The late unlamented Soviet state frequently put on goosestepping parades along with rows and rows of military weaponry: tanks and missile launchers and such. We’re tough, we’re strong. Just look at our guns and goosesteps. Manly all the way.
Putin in Russia and Kim Jong-un in North Korea still feel the need to give the populace a show of manly force.
Donald Trump had wanted, had insisted on, a Soviet style military display during his inaugural parade. Tanks and missile launchers were to be taken through the streets of Washington as troops marched in a grand display of martial force.
Events on Inauguration Day didn’t go exactly as President Trump had wished. It wasn’t just the crowd size or the dishonest media who honestly reported it. It wasn’t just the negative reaction of the press, punditry, and general public to the inaugural address.

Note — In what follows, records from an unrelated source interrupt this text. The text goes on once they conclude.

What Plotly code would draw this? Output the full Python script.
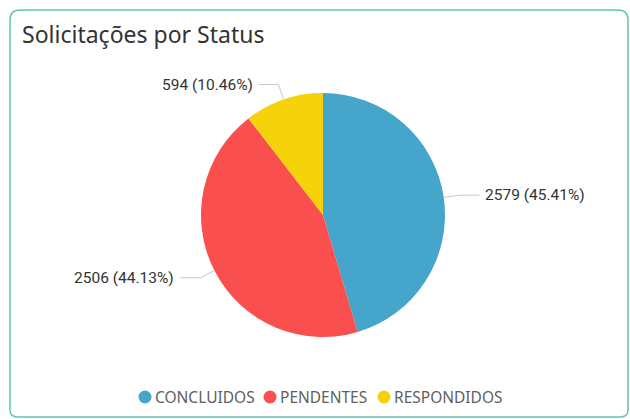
import math
import plotly.graph_objects as go

# ---- data ----
categories = ["CONCLUIDOS", "PENDENTES", "RESPONDIDOS"]
values = [2579, 2506, 594]
colors = ["#45A5CA", "#F94F4F", "#F5D20A"]
title_text = "Solicitações por Status"

# ---- geometry (pixels) ----
W, H = 630, 419
CX, CY, R = 323, 215, 122
LEGEND_Y = 397
LEGEND_X = [145, 270, 384]  # circle centres of the legend items


def px(x):
    return x / W


def py(y):
    return 1 - y / H


fig = go.Figure()
fig.add_trace(go.Pie(
    labels=categories, values=values, sort=False, direction="clockwise", rotation=0,
    marker=dict(colors=colors, line=dict(width=0)),
    textinfo="none", showlegend=False,
    domain=dict(x=[px(CX - R), px(CX + R)], y=[py(CY + R), py(CY - R)]),
))

# data labels with leader lines, computed from the values
total = sum(values)
start = 0.0
shapes = []
annotations = []
for v, col in zip(values, colors):
    frac = v / total
    mid = (start + frac / 2) * 2 * math.pi  # clockwise from 12 o'clock
    start += frac
    sx, sy = math.sin(mid), -math.cos(mid)
    p1 = (CX + R * sx, CY + R * sy)
    p2 = (CX + R * 1.13 * sx, CY + R * 1.13 * sy)
    side = 1 if sx >= 0 else -1
    p3 = (p2[0] + side * 20, p2[1])
    shapes.append(dict(type="path", xref="paper", yref="paper",
                       path=f"M {px(p1[0])},{py(p1[1])} L {px(p2[0])},{py(p2[1])} L {px(p3[0])},{py(p3[1])}",
                       line=dict(color="#C8C8C8", width=1)))
    annotations.append(dict(xref="paper", yref="paper", x=px(p3[0] + side * 4), y=py(p3[1]),
                            xanchor="left" if side > 0 else "right", yanchor="middle",
                            text=f"{v} ({frac * 100:.2f}%)", showarrow=False,
                            font=dict(family="Roboto", size=15.5, color="#333333")))

# legend: circle + label
for cat, col, lx in zip(categories, colors, LEGEND_X):
    shapes.append(dict(type="circle", xref="paper", yref="paper",
                       x0=px(lx - 6.5), x1=px(lx + 6.5), y0=py(LEGEND_Y + 6.5), y1=py(LEGEND_Y - 6.5),
                       fillcolor=col, line=dict(width=0)))
    annotations.append(dict(xref="paper", yref="paper", x=px(lx + 8), y=py(LEGEND_Y),
                            xanchor="left", yanchor="middle", text=cat, showarrow=False,
                            font=dict(family="Noto Sans", size=15.5, color="#606060")))

# card border
shapes.append(dict(type="path", xref="paper", yref="paper",
                   path=(f"M {px(10)},{py(20)} Q {px(10)},{py(10)} {px(20)},{py(10)} "
                         f"L {px(618)},{py(10)} Q {px(628)},{py(10)} {px(628)},{py(20)} "
                         f"L {px(628)},{py(410)} Q {px(628)},{py(417)} {px(620)},{py(417)} "
                         f"L {px(18)},{py(417)} Q {px(10)},{py(417)} {px(10)},{py(410)} Z"),
                   line=dict(color="#5CC6B6", width=1.5)))

fig.update_layout(
    width=W, height=H, margin=dict(l=0, r=0, t=0, b=0),
    paper_bgcolor="white", plot_bgcolor="white", showlegend=False,
    title=dict(text=title_text, x=px(22), xanchor="left", y=py(35), yanchor="middle",
               font=dict(family="Noto Sans", size=23, color="#333333")),
    shapes=shapes, annotations=annotations,
)

fig.write_html("out.html", config={"displayModeBar": False},
               post_script="document.body.style.margin='0';")
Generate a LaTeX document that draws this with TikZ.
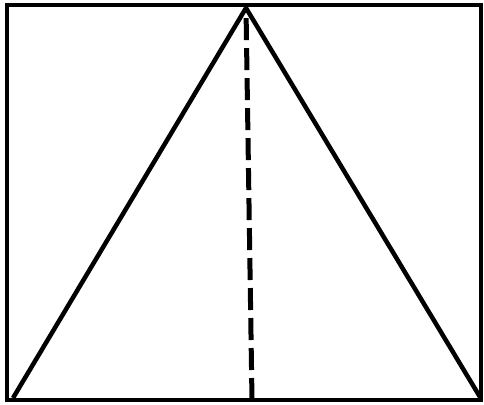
\documentclass[tikz,border=0pt]{standalone}
\begin{document}
\begin{tikzpicture}[x=1pt,y=-1pt,
  edge/.style={line width=4.5pt,line join=miter,black},
  frame/.style={line width=3.5pt,black},
  heightline/.style={line width=5pt,black,dash pattern=on 22pt off 8pt}]
\useasboundingbox (0,0) rectangle (484,404);
\draw[frame] (7,5) rectangle (481,400);
\coordinate (A) at (246,8);
\coordinate (B) at (13,398);
\coordinate (C) at (480,397);
\coordinate (H) at (252,400);
\draw[edge] (B) -- (A) -- (C);
\draw[heightline] (H) -- (A);
\end{tikzpicture}
\end{document}
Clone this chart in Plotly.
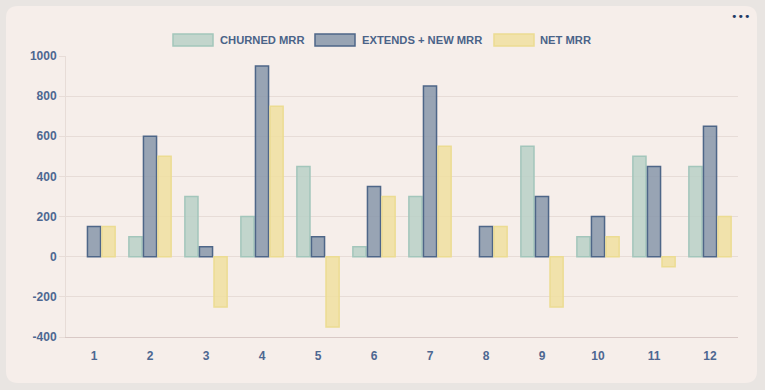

An inside source reported that the plan for a grand show of military might was shot down by the military. Seems the roads wouldn’t support the weight of trucks, tanks, and missile launchers. Apparently, making highways around the White House unusable for auto traffic after the parade was over was considered sub-optimal.
A shame. It would have been beautiful, a manly display of boastful strength.
And it would fit.
It would bring into alignment the tough talk to tough guys, the Linda Ronstadt high pitched growl, the delicate hand gestures, the relentless grasping toward masculine imagery, the awkward Georgie Porgie sexual boasts to strangers (I just have to be kissing them. I don’t even wait.)
The real source of his continuing quest for manliness is subject to guess. It may have nothing to do with the harsh reaction of a brutal father to any hint of feminine gestures, or a high pitched voice, or an effeminate choice of words.
Whatever the reason, the next four years will be an experience. The administration of national law enforcement, the control of an unparalleled military, the mincing finger on the nuclear button, will be constant reminders.
A minority of our country have given enormous power to an insecure individual anxiously grasping at every opportunity to prove his manhood.